Taking Kolmogorov's forward DE as presented in contingencies, we can simplify the RHS as follows:

$$ \sum_{k \neq j} (_tp_x^{ik}\mu_{x+t}^{kj} - _tp_x^{ij}\mu_{x+t}^{jk}) = \sum_{k \neq j} (_tp_x^{ik} \mu_{x+t}^{kj}) - \sum_{k \neq j} (_tp_x^{ij} \mu_{x+t}^{jk})$$

$$ \sum_{k \neq j} (_tp_x^{ik}\mu_{x+t}^{kj} - _tp_x^{ij}\mu_{x+t}^{jk}) = \sum_{k \neq j} (_tp_x^{ik} \mu_{x+t}^{kj}) - _tp_x^{ij} \sum_{k \neq j} \mu_{x+t}^{jk}$$

$$ \sum_{k \neq j} (_tp_x^{ik}\mu_{x+t}^{kj} - _tp_x^{ij}\mu_{x+t}^{jk}) = \sum_{k \neq j} (_tp_x^{ik} \mu_{x+t}^{kj}) + _tp_x^{ij}\mu_{x+t}^{jj}$$ since \( \mu_{x+t}^{jj} = - \sum_{k \neq j} \mu_{x+t}^{jk} \).

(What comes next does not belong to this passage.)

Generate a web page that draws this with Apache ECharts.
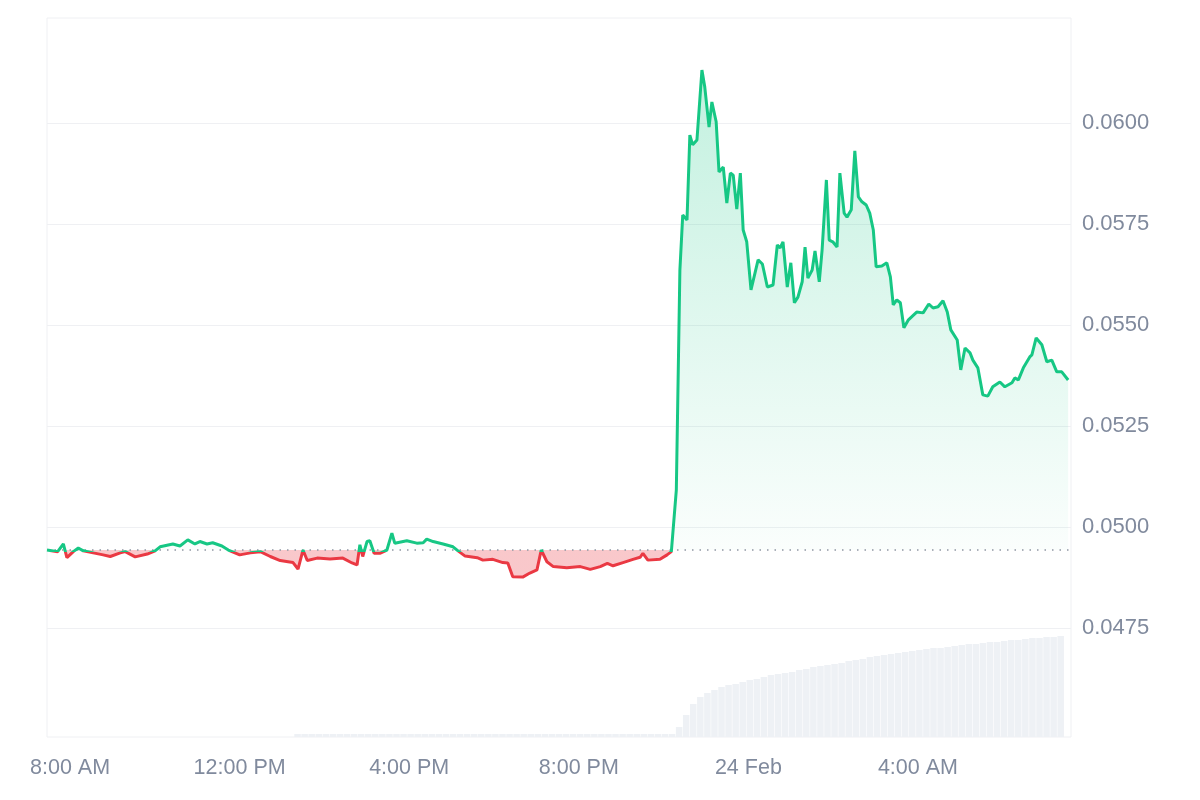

Therefore:

$$ \sum_{k \neq j} (_tp_x^{ik}\mu_{x+t}^{kj} - _tp_x^{ij}\mu_{x+t}^{jk}) = \sum_{k} (_tp_x^{ik} \mu_{x+t}^{kj}) = \frac{d}{dt} \ _tp_x^{ij} $$

I will leave it to you to verify the DE as derived in your statistics classes as see why the last line above should hold in general.